Good arbitration clauses require attention to detail
Although it is often true that arbitration clauses in commercial agreements are the last things lawyers address, parties should always aim to draft clauses that work well when they become necessary, Toronto lawyer and arbitrator Earl Cherniak writes in Lawyers Weekly.
As Cherniak, partner with Lerners LLP explains, bad arbitration clauses can cause unnecessary expense, leave the jurisdiction of the arbitrator(s) open to a court challenge or set up procedural barriers to an efficient arbitration.
“Such a clause might require that ‘The Rules of Civil Procedure of [name of province] will apply to any arbitration under this agreement,’ or provide for a panel of three arbitrators for a $500,000 dispute,” explains Cherniak.
On the other hand, he writes, a good arbitration clause has broad wording, such as: “The submission to arbitration applies to all disputes arising out of or in connection with this agreement, including any question as to its existence, validity or interpretation, or the jurisdiction of the arbitrators.”
While the number of arbitrators to use is always a key question, Cherniak says a panel of three should be reserved for disputes involving a significant amount of money and where the resolution of the dispute need not be swift, as there is inherent expense and delay associated with the formation and remuneration of a three-person panel.
An arbitration clause should also specify the applicable governing law and the seat of the arbitration, as well as whether or not there will be a right of appeal and whether the arbitrator will have the power to order costs at their discretion or on a fixed scale.
If confidentiality is required, Cherniak says this should be specified in the clause, because it cannot be assured otherwise.
“Direction can be given as to procedure to be followed, to ensure a timely resolution of the dispute and afford rights of production and discovery appropriate to the nature of potential disputes.
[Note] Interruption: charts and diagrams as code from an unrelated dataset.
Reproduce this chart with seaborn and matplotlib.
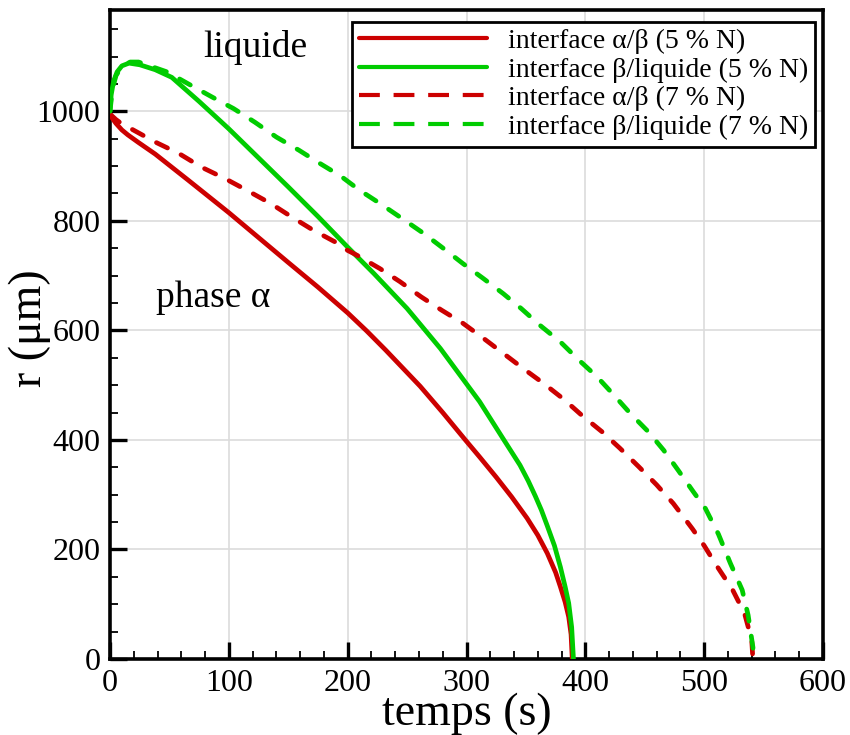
import numpy as np
import pandas as pd
import matplotlib
matplotlib.use("Agg")
import matplotlib.pyplot as plt
import seaborn as sns
from matplotlib.ticker import MultipleLocator
from matplotlib.lines import Line2D

# ---- data ----
t_ab5 = [0, 2, 5, 10, 15, 24, 38, 66, 100, 150, 175, 200, 216, 232, 261, 280, 299, 311, 325, 338,
         351, 360, 368, 375, 379, 383, 386, 388, 389]
r_ab5 = [995, 987, 978, 966, 957, 943, 922, 874, 815, 724, 679, 632, 599, 564, 498, 450, 400, 369,
         332, 296, 257, 226, 193, 158, 132, 104, 77, 45, 0]

t_bl5 = [0, 1, 3, 6, 10, 16, 25, 38, 52, 75, 100, 125, 150, 175, 200, 222, 250, 278, 295, 311,
         330, 345, 352, 358, 363, 368, 374, 379, 383, 386, 388.5, 390]
r_bl5 = [1000, 1030, 1055, 1072, 1083, 1088, 1085, 1076, 1062, 1018, 968, 915, 862, 808, 752,
         704, 640, 567, 517, 470, 405, 354, 325, 297, 272, 243, 207, 168, 132, 102, 58, 0]

t_ab7 = [0, 5, 10, 17, 38, 58, 77, 97, 115, 135, 153, 171, 189, 200, 208, 227, 244, 262, 279, 297,
         314, 331, 348, 365, 382, 397, 414, 429, 445, 460, 474, 490, 500, 510, 524, 534, 540, 541]
r_ab7 = [995, 985, 977, 969, 944, 923, 898, 877, 856, 832, 807, 783, 762, 746, 737, 713, 689, 661,
         637, 613, 586, 558, 530, 503, 474, 445, 415, 385, 351, 318, 284, 238, 207, 172, 126, 83, 35, 0]

t_bl7 = [0, 2, 5, 10, 17, 24, 48, 66, 86, 104, 122, 140, 159, 175, 194, 210, 227, 246, 264, 281,
         297, 314, 331, 346, 362, 379, 394, 410, 424, 438, 453, 466, 478, 491, 501, 512, 522, 532,
         537, 541, 542]
r_bl7 = [1000, 1040, 1065, 1082, 1090, 1090, 1072, 1050, 1026, 1005, 980, 953, 929, 907, 882, 856,
         832, 804, 777, 749, 722, 695, 667, 640, 609, 579, 547, 515, 482, 448, 415, 381, 345, 305,
         275, 228, 175, 126, 80, 22, 0]

labels = ["interface α/β (5 % N)", "interface β/liquide (5 % N)",
          "interface α/β (7 % N)", "interface β/liquide (7 % N)"]
xticks = [0, 100, 200, 300, 400, 500, 600]
yticks = [0, 200, 400, 600, 800, 1000]

RED = "#cc0000"
GREEN = "#00cc00"

sns.set_style("white")
plt.rcParams["font.family"] = ["Liberation Serif", "DejaVu Serif"]
plt.rcParams["text.color"] = "black"
plt.rcParams["axes.labelcolor"] = "black"
plt.rcParams["xtick.color"] = "black"
plt.rcParams["ytick.color"] = "black"

fig = plt.figure(figsize=(8.5, 7.35), dpi=100)
ax = fig.add_axes([110 / 850, 76 / 735, 713 / 850, 649 / 735])

ax.grid(True, which="major", color="#dcdcdc", lw=1.2, zorder=0)
ax.set_axisbelow(True)

series = [(t_ab5, r_ab5, RED, "-"), (t_bl5, r_bl5, GREEN, "-"),
          (t_ab7, r_ab7, RED, (0, (2.6, 3.2))), (t_bl7, r_bl7, GREEN, (0, (2.6, 3.2)))]
for (t, r, c, ls), lab in zip(series, labels):
    df = pd.DataFrame({"t": t, "r": r})
    sns.lineplot(data=df, x="t", y="r", ax=ax, color=c, lw=3.4, linestyle=ls,
                 sort=False, estimator=None, dash_capstyle="round",
                 solid_joinstyle="round", legend=False, zorder=3)

ax.set_xlim(0, 600)
ax.set_ylim(0, 1185)
ax.set_xticks(xticks)
ax.set_yticks(yticks)
ax.xaxis.set_minor_locator(MultipleLocator(20))
ax.yaxis.set_minor_locator(MultipleLocator(50))
ax.tick_params(which="major", direction="in", length=12, width=2.4, labelsize=23,
               bottom=True, left=True, top=False, right=False, pad=7, colors="black")
ax.tick_params(which="minor", direction="in", length=6, width=1.3,
               bottom=True, left=True, top=False, right=False, colors="black")
for s in ax.spines.values():
    s.set_linewidth(2.6)
    s.set_color("black")

ax.set_xlabel("temps (s)", fontsize=33, labelpad=-4)
ax.set_ylabel("r (μm)", fontsize=33)
ax.yaxis.set_label_coords(-0.083, 0.51)

ax.text(122, 1117, "liquide", fontsize=27, ha="center", va="center")
ax.text(87, 659, "phase α", fontsize=27, ha="center", va="center")

handles = [Line2D([], [], color=RED, lw=3.0),
           Line2D([], [], color=GREEN, lw=3.0),
           Line2D([], [], color=RED, lw=3.0, ls=(0, (5, 3.3))),
           Line2D([], [], color=GREEN, lw=3.0, ls=(0, (5, 3.3)))]
leg = ax.legend(handles, labels, loc="upper right", bbox_to_anchor=(0.989, 0.982),
                fontsize=20, frameon=True, fancybox=False, framealpha=1,
                edgecolor="black", handlelength=4.6, handletextpad=0.75,
                labelspacing=0.11, borderpad=0.25, borderaxespad=0)
leg.get_frame().set_linewidth(2.0)

fig.savefig("out.png", dpi=100)
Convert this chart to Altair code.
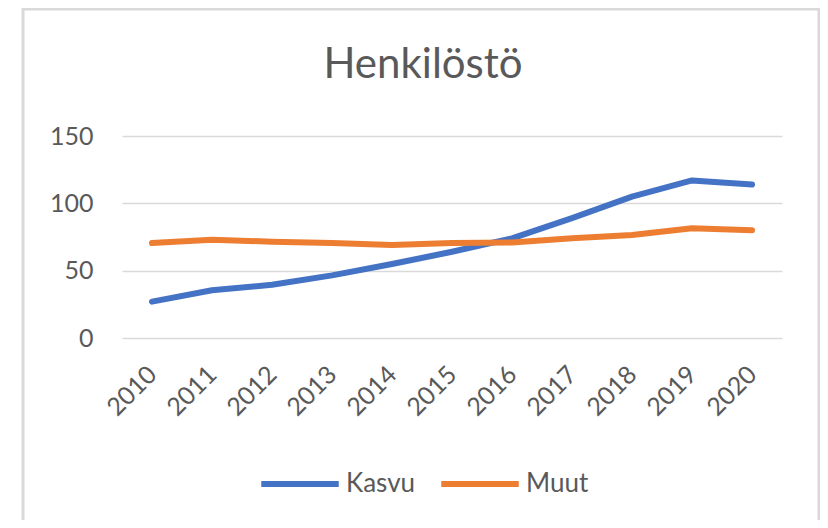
import altair as alt
import pandas as pd

years = ["2010", "2011", "2012", "2013", "2014", "2015", "2016", "2017", "2018", "2019", "2020"]
kasvu = [27, 35.5, 39.5, 46.5, 55, 64, 74, 89, 105, 117, 114]
muut = [70.5, 73, 71.5, 70.5, 69, 70.5, 71, 74, 76.5, 81.5, 80]
series_names = ["Kasvu", "Muut"]
series_colors = ["#4472C4", "#ED7D31"]
y_ticks = [0, 50, 100, 150]

rows = []
for name, vals in zip(series_names, [kasvu, muut]):
    for yr, v in zip(years, vals):
        rows.append({"Vuosi": yr, "Arvo": v, "Sarja": name})
df = pd.DataFrame(rows)

FONT = "Lato"
GREY = "#595959"

lines = alt.Chart(df).mark_line(strokeWidth=6, strokeCap="round", strokeJoin="round").encode(
    x=alt.X("Vuosi:O", sort=years, scale=alt.Scale(type="point", padding=0.5),
            axis=alt.Axis(title=None, labelAngle=-45, labelAlign="right", labelBaseline="middle",
                          labelFontSize=25, labelColor=GREY, labelFont=FONT, labelPadding=32,
                          domain=False, ticks=False, grid=False)),
    y=alt.Y("Arvo:Q", scale=alt.Scale(domain=[0, 150], nice=False),
            axis=alt.Axis(title=None, values=y_ticks, labelFontSize=25, labelColor=GREY,
                          labelFont=FONT, labelPadding=29, domain=False, ticks=False,
                          grid=True, gridColor="#d9d9d9", gridWidth=1.5)),
    color=alt.Color("Sarja:N", sort=series_names,
                    scale=alt.Scale(domain=series_names, range=series_colors),
                    legend=alt.Legend(title=None, orient="none", direction="horizontal",
                                      legendX=136, legendY=306, symbolType="stroke",
                                      symbolSize=6000, symbolStrokeWidth=6,
                                      labelFontSize=26, labelColor=GREY, labelFont=FONT,
                                      labelOffset=4, columnPadding=13, padding=0)),
)

border = alt.Chart(pd.DataFrame({"a": [0]})).mark_rect(
    fill=None, stroke="#d9d9d9", strokeWidth=3
).encode(
    x=alt.value(-99), x2=alt.value(697), y=alt.value(-127), y2=alt.value(420)
)

chart = alt.layer(border, lines).properties(
    width=660,
    height=202,
    autosize=alt.AutoSizeParams(type="none"),
    padding={"left": 114, "top": 128, "right": 38, "bottom": 182},
    title=alt.TitleParams("Henkilöstö", fontSize=42, font=FONT, color=GREY, fontWeight="normal",
                          anchor="middle", baseline="alphabetic", offset=-112.5, dx=-29),
).configure(background="white", view=alt.ViewConfig(stroke="transparent", strokeWidth=0))

chart.save("out.html", embed_options={"renderer": "svg", "actions": False})
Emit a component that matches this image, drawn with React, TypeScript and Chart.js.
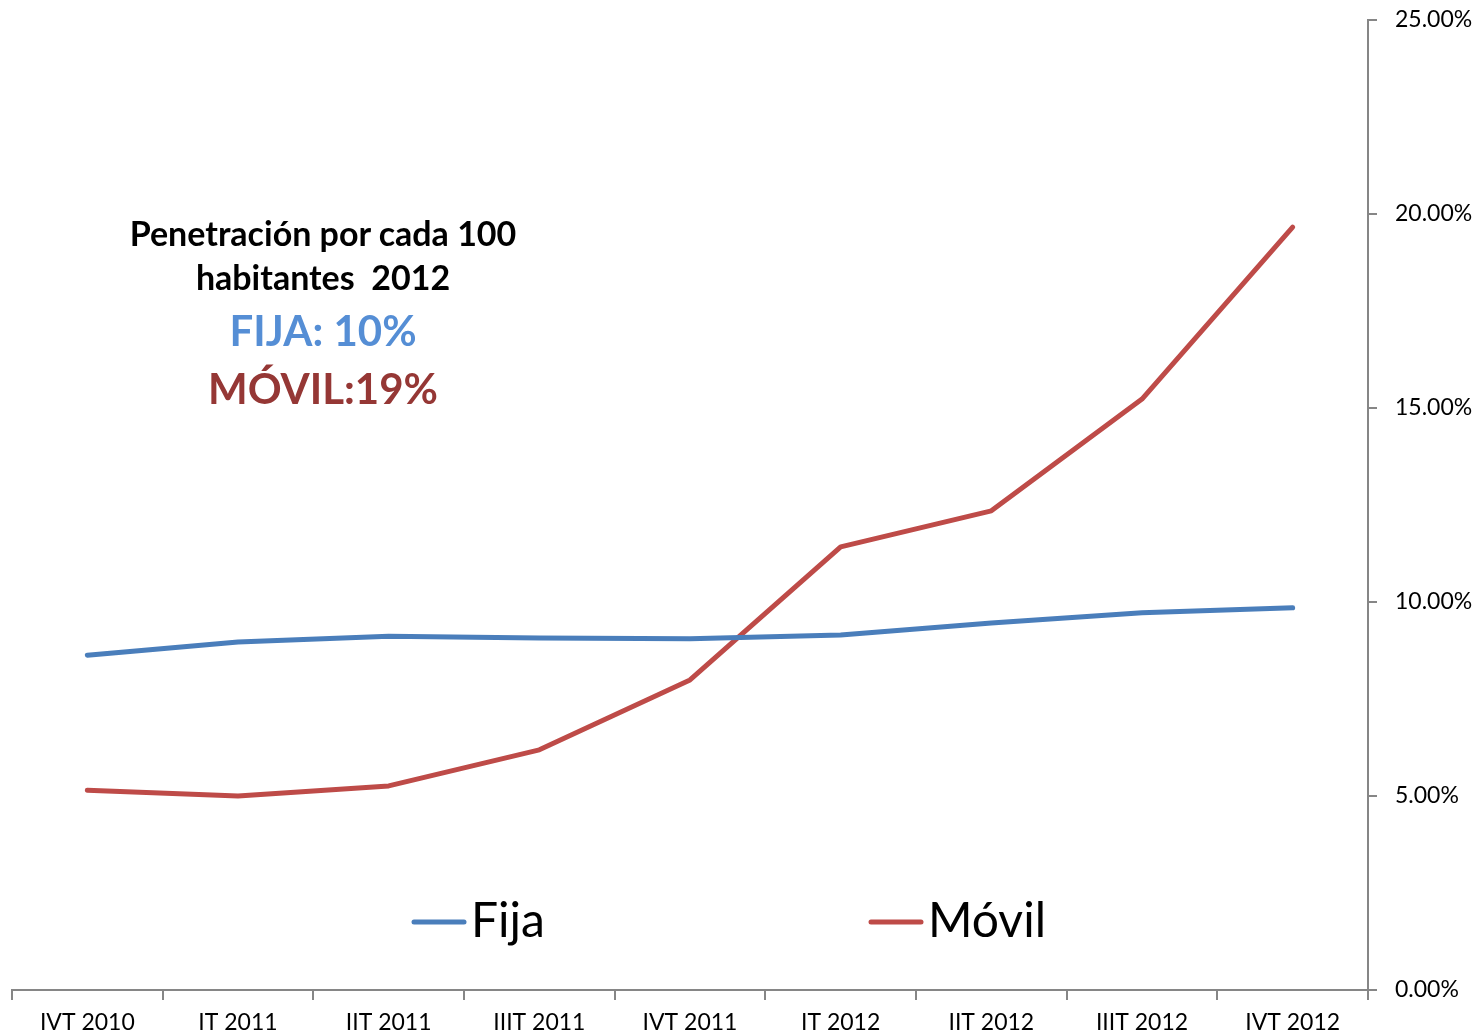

Failing the specification of a procedure, the arbitrator or arbitration panel will determine it, subject to the agreement of the parties once a dispute arises,” he writes.
A sophisticated agreement, says Cherniak, could provide a summary process for disputes under a specified dollar value, and a more elaborate process for larger value disputes.
“Commercial lawyers alive to the value of dispute resolution outside the purview of the courts will give consideration to an appropriate, workable clause well in advance of closing, and often take advice during the negotiations from those with arbitration experience and expertise, either inside or outside their firms,” writes Cherniak.